### Do this
Take every line from the listing below that contains "React".

### Material provided
━━━
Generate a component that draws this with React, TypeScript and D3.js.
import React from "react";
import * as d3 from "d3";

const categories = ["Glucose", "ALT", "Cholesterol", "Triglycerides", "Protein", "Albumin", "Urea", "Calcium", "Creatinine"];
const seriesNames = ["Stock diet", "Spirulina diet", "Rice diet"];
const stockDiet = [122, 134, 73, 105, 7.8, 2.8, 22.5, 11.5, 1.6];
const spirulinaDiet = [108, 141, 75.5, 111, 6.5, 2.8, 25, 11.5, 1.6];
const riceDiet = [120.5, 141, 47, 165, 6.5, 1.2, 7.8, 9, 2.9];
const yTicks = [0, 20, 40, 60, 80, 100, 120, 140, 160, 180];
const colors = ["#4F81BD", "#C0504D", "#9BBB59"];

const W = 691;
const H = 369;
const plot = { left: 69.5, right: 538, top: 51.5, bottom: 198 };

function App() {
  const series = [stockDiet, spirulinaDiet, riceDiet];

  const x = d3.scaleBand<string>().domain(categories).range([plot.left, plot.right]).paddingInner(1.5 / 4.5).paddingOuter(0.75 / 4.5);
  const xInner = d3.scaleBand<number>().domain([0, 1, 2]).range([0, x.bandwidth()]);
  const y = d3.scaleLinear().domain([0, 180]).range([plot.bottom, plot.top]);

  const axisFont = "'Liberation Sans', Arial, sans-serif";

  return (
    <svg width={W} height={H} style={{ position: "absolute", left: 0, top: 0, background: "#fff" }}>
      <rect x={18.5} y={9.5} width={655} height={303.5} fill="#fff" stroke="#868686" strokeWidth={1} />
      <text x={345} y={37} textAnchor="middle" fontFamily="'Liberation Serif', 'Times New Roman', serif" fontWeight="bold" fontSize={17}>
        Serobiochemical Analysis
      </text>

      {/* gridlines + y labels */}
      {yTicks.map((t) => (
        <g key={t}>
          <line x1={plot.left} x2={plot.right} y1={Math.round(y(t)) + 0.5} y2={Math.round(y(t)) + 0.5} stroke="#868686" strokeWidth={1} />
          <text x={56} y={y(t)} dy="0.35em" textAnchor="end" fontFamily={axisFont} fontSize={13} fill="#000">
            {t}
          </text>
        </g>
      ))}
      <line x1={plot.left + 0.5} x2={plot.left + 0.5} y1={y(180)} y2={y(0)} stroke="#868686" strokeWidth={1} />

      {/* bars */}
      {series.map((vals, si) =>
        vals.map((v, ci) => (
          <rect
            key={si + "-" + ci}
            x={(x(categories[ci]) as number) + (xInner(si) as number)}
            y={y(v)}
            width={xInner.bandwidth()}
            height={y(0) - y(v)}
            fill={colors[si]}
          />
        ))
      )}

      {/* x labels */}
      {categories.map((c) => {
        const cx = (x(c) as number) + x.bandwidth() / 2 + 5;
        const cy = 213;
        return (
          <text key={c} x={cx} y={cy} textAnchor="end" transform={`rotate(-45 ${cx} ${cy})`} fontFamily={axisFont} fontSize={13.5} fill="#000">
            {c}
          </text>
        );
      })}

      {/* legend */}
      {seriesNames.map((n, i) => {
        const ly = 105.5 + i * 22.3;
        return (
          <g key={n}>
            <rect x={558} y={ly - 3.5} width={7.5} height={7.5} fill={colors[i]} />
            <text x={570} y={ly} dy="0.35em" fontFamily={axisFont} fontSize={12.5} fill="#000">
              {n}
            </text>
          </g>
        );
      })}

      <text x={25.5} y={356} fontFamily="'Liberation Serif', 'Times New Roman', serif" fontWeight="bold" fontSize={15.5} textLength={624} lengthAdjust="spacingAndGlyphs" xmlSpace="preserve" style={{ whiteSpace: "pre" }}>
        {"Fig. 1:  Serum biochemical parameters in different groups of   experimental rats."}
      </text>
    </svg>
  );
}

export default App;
━━━
### Written response
Generate a component that draws this with React, TypeScript and D3.js.
import React from "react";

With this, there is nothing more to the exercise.